How tough was it to direct the actors to respond and interact with the CGI characters?

Guterman: That was something new for Jamie. He was a great sport about it, but yeah—half the time he was carrying a stuffed baby if he has to run and stuff, or there's a moment where he hugs the baby and the baby crawls up in his lap, and that was a CGI baby that crawls up into his lap. "Just imagine it—no, no your hands are going through the baby right now; widen the arc of your hug." It's difficult because he's crying and trying to get into the scene and trying to emote.



How did your science background help you in the filmmaking industry?

Guterman: It definitely helped—I mean, in the big picture, it helped just because I can talk to the visual effects supervisor in his language and I can talk to the people in the computer animation houses in their language mostly, and I know enough about it that it's not that I know a little bit and I'm really dangerous. It's that I know just enough about it that I'm no longer dangerous and it can actually be done efficiently and be creatively supportive.
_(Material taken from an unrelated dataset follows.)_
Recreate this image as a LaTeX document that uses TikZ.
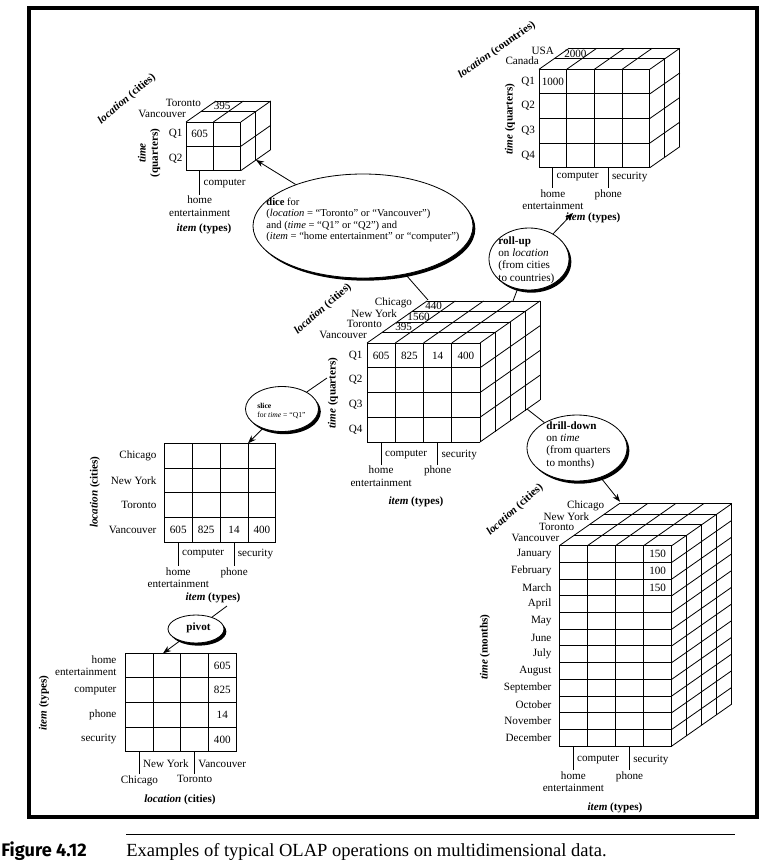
\documentclass[tikz,border=0pt]{standalone}
\usepackage{fontspec}
\setmainfont{Liberation Serif}
\newfontfamily\figfont{Fira Sans}
\usetikzlibrary{arrows.meta,shapes.geometric,shadows}

\newcommand{\olapgrid}[6]{%
  \foreach \i in {0,...,#3} \draw (#1+\i*#5,#2) -- (#1+\i*#5,#2+#4*#6);
  \foreach \j in {0,...,#4} \draw (#1,#2+\j*#6) -- (#1+#3*#5,#2+\j*#6);
}
\newcommand{\olapdepth}[7]{%
  \foreach \i in {0,...,#3} \draw (#1+\i*#5,#2) -- ++(#7*15,-#7*10.5);
  \foreach \k in {1,...,#7} \draw (#1+\k*15,#2-\k*10.5) -- ++(#3*#5,0) -- ++(0,#4*#6);
  \foreach \j in {1,...,#4} \draw (#1+#3*#5,#2+\j*#6) -- ++(#7*15,-#7*10.5);
}
\newcommand{\dimlab}[2]{\textbf{\textit{#1}} \textbf{(#2)}}

\tikzset{
  lbl/.style={inner sep=1pt, font=\fontsize{9.5}{10.5}\selectfont},
  bubble/.style={ellipse, draw, fill=white, inner sep=0pt,
    drop shadow={opacity=1, fill=black, shadow xshift=.7mm, shadow yshift=-.8mm}},
  optext/.style={align=left, inner sep=0pt, anchor=west},
  oparrow/.style={-{Stealth[length=2.4mm, width=1.8mm]}},
}

\begin{document}
\begin{tikzpicture}[x=0.03cm, y=-0.03cm, line width=.7pt, every node/.style={lbl}]
\useasboundingbox (0,0) rectangle (775,862);
\draw [line width=3.4pt] (29,8) rectangle (757,817);

% dice result
\olapgrid{186}{122}{2}{2}{27.4}{24.3}
\olapdepth{186}{122}{2}{2}{27.4}{24.3}{2}
\node [anchor=east] (dl0) at (187.5,113.75) {Vancouver};
\node [anchor=east] (dl1) at (202.5,103.25) {Toronto};
\node (dv1) at (222.2,106.3) {395};
\node [anchor=east] (dq1) at (184,134.2) {Q1};
\node [anchor=east] (dq2) at (184,158.5) {Q2};
\node (dv2) at (199.7,134.2) {605};
\node [rotate=90, align=center] (dtime) at (149,153) {\textbf{\textit{time}}\\\textbf{(quarters)}};
\node [rotate=40] (dloc) at (127,99) {\dimlab{location}{cities}};
\draw (199.7,170.6) -- (199.7,194.6);
\node [anchor=west] (dcomp) at (202,183.6) {computer};
\node [anchor=north, align=center] (dhome) at (199.7,194.6) {home\\entertainment};
\node (ditem) at (204,229) {\dimlab{item}{types}};

% roll-up result
\olapgrid{539}{69.3}{4}{4}{27.7}{24.6}
\olapdepth{539}{69.3}{4}{4}{27.7}{24.6}{2}
\node [anchor=east] (rl0) at (540.5,61.05) {Canada};
\node [anchor=east] (rl1) at (555.5,50.55) {USA};
\node (rv1) at (575.4,53.6) {2000};
\foreach \q [count=\j from 0] in {Q1,Q2,Q3,Q4}
  \node [anchor=east] (rq\j) at (536.5,81.6+\j*24.6) {\q};
\node (rv2) at (552.9,81.6) {1000};
\node [rotate=90] (rtime) at (510,119) {\dimlab{time}{quarters}};
\node [rotate=35] (rloc) at (497,50) {\dimlab{location}{countries}};
\draw (552.9,167.7) -- (552.9,187.7);
\draw (608.3,167.7) -- (608.3,187.7);
\node [anchor=west] (rcomp) at (555,177) {computer};
\node [anchor=west] (rsec) at (610.5,177) {security};
\node [anchor=north, align=center] (rhome) at (552.9,187.7) {home\\entertainment};
\node [anchor=north] (rphone) at (608.3,187.7) {phone};
\node (ritem) at (593,218) {\dimlab{item}{types}};

% central cube
\olapgrid{367}{343}{4}{4}{28.25}{24.75}
\olapdepth{367}{343}{4}{4}{28.25}{24.75}{4}
\foreach \c [count=\k from 0] in {Vancouver,Toronto,New York,Chicago}
  \node [anchor=east] (cl\k) at (368.5+\k*15,334.75-\k*10.5) {\c};
\node (cv1) at (403.6,327.25) {395};
\node (cv2) at (418.6,316.75) {1560};
\node (cv3) at (433.6,306.25) {440};
\foreach \q [count=\j from 0] in {Q1,Q2,Q3,Q4}
  \node [anchor=east] (cq\j) at (364,355.4+\j*24.75) {\q};
\foreach \v [count=\i from 0] in {605,825,14,400}
  \node (cf\i) at (381.1+\i*28.25,355.4) {\v};
\node [rotate=90] (ctime) at (333,393) {\dimlab{time}{quarters}};
\node [rotate=41] (cloc) at (323,309) {\dimlab{location}{cities}};
\draw (381.1,442) -- (381.1,464.5);
\draw (437.6,442) -- (437.6,464.5);
\node [anchor=west] (ccomp) at (383.5,455) {computer};
\node [anchor=west] (csec) at (440,455) {security};
\node [anchor=north, align=center] (chome) at (381.1,464.5) {home\\entertainment};
\node [anchor=north] (cphone) at (437.6,464.5) {phone};
\node (citem) at (416,502) {\dimlab{item}{types}};

% slice result
\olapgrid{164.3}{443.3}{4}{4}{27.9}{24.8}
\foreach \c [count=\j from 0] in {Chicago,New York,Toronto,Vancouver}
  \node [anchor=east] (sr\j) at (158,455.7+\j*24.8) {\c};
\foreach \v [count=\i from 0] in {605,825,14,400}
  \node (sf\i) at (178.25+\i*27.9,530.1) {\v};
\node [rotate=90] (sloc) at (95,492) {\dimlab{location}{cities}};
\draw (178.3,542.5) -- (178.3,566);
\draw (234.1,542.5) -- (234.1,566);
\node [anchor=west] (scomp) at (180.5,554) {computer};
\node [anchor=west] (ssec) at (236.3,554) {security};
\node [anchor=north, align=center] (shome) at (178.3,566) {home\\entertainment};
\node [anchor=north] (sphone) at (234.1,566) {phone};
\node (sitem) at (213,598) {\dimlab{item}{types}};

% pivot result
\olapgrid{125.7}{653.3}{4}{4}{27.6}{24.6}
\node [anchor=east, align=right] (pr0) at (118,665.6) {home\\entertainment};
\node [anchor=east] (pr1) at (118,690.2) {computer};
\node [anchor=east] (pr2) at (118,714.8) {phone};
\node [anchor=east] (pr3) at (118,739.4) {security};
\foreach \v [count=\j from 0] in {605,825,14,400}
  \node (pf\j) at (222.3,665.6+\j*24.6) {\v};
\node [rotate=90] (pitem) at (44,703) {\dimlab{item}{types}};
\draw (139.5,751.7) -- (139.5,774);
\draw (194.7,751.7) -- (194.7,774);
\node [anchor=west] (pny) at (141.5,764) {New York};
\node [anchor=west] (pvan) at (196.9,764) {Vancouver};
\node [anchor=north] (pchi) at (139.5,774) {Chicago};
\node [anchor=north] (ptor) at (194.7,774) {Toronto};
\node (ploc) at (180,800) {\dimlab{location}{cities}};

% drill-down result
\olapgrid{559.3}{545.7}{4}{12}{28.1}{16.7}
\olapdepth{559.3}{545.7}{4}{12}{28.1}{16.7}{4}
\foreach \c [count=\k from 0] in {Vancouver,Toronto,New York,Chicago}
  \node [anchor=east] (ml\k) at (560.8+\k*15,537.45-\k*10.5) {\c};
\foreach \m [count=\j from 0] in {January,February,March,April,May,June,July,August,September,October,November,December}
  \node [anchor=east] (mr\j) at (553,554.05+\j*16.7) {\m};
\node (mv1) at (657.65,554.05) {150};
\node (mv2) at (657.65,570.75) {100};
\node (mv3) at (657.65,587.45) {150};
\node [rotate=90] (mtime) at (485,647) {\dimlab{time}{months}};
\node [rotate=42] (mloc) at (515,510) {\dimlab{location}{cities}};
\draw (573.35,746) -- (573.35,770);
\draw (629.55,746) -- (629.55,770);
\node [anchor=west] (mcomp) at (575.5,760) {computer};
\node [anchor=west] (msec) at (631.7,760) {security};
\node [anchor=north, align=center] (mhome) at (573.35,770) {home\\entertainment};
\node [anchor=north] (mphone) at (629.55,770) {phone};
\node (mitem) at (615,808) {\dimlab{item}{types}};

% operations
\node [bubble, minimum width=6.6cm, minimum height=3.12cm] (dice) at (363,226) {};
\node [optext, font=\fontsize{9}{9.6}\selectfont] (dicet) at (266,220)
  {\textbf{dice} for\\(\textit{location} = “Toronto” or “Vancouver”)\\and (\textit{time} = “Q1” or “Q2”) and\\(\textit{item} = “home entertainment” or “computer”)};
\node [bubble, minimum width=2.4cm, minimum height=1.86cm] (rollup) at (529,259) {};
\node [optext] (rollupt) at (498,260) {\textbf{roll-up}\\on \textit{location}\\(from cities\\to countries)};
\node [bubble, minimum width=3cm, minimum height=1.98cm] (drill) at (577,448) {};
\node [optext] (drillt) at (546,445) {\textbf{drill-down}\\on \textit{time}\\(from quarters\\to months)};
\node [bubble, minimum width=2.19cm, minimum height=1.35cm] (slice) at (282,409) {};
\node [optext, font=\fontsize{6.5}{7.5}\selectfont] (slicet) at (257,411) {\textbf{slice}\\for \textit{time} = “Q1”};
\node [bubble, minimum width=1.68cm, minimum height=.84cm] (pivot) at (196,629) {};
\node [optext] (pivott) at (186,628) {\textbf{pivot}};

\coordinate (ctop) at (428,300);
\coordinate (dicetip) at (256,160);
\coordinate (cback) at (513,301);
\coordinate (rolltip) at (573,213);
\coordinate (cside) at (327,378);
\coordinate (slicetip) at (248,443.3);
\coordinate (cbase) at (527,409);
\coordinate (drilltip) at (620,501.7);
\coordinate (sbase) at (227,606);
\coordinate (pivottip) at (163,653.3);
\draw (ctop) -- (dice);
\draw [oparrow] (dice) -- (dicetip);
\draw (cback) -- (rollup);
\draw [oparrow] (rollup) -- (rolltip);
\draw (cside) -- (slice);
\draw [oparrow] (slice) -- (slicetip);
\draw (cbase) -- (drill);
\draw [oparrow] (drill) -- (drilltip);
\draw (sbase) -- (pivot);
\draw [oparrow] (pivot) -- (pivottip);

% caption
\draw (126,834) -- (735,834);
\node [anchor=base west, inner sep=0pt, font=\figfont\bfseries\fontsize{15.5}{17}\selectfont] (fig) at (1,856) {Figure 4.12};
\node [anchor=base west, inner sep=0pt, font=\fontsize{15.8}{17}\selectfont] (cap) at (126,856) {Examples of typical OLAP operations on multidimensional data.};
\end{tikzpicture}
\end{document}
I had a great time talking with those effects houses; they really bent over backwards.



Are you comfortable in the family movie genre, or do you want to branch out?

Guterman: There's all kinds of stuff I would love to do. I mean, I love the genre, but I also love, gosh, the first Terminator was like a favorite movie, and I love Dr. Strangelove, and I would love to make a movie that's sort of a political satire. I mean, there's a whole range of stuff that I would love to do. And you know, you try to infuse every movie with some of your sensibility as much as you can. I know in Cats & Dogs, The Terminator was an influence on the sequence with the Russian cat, but it was a kitten instead of a giant robot.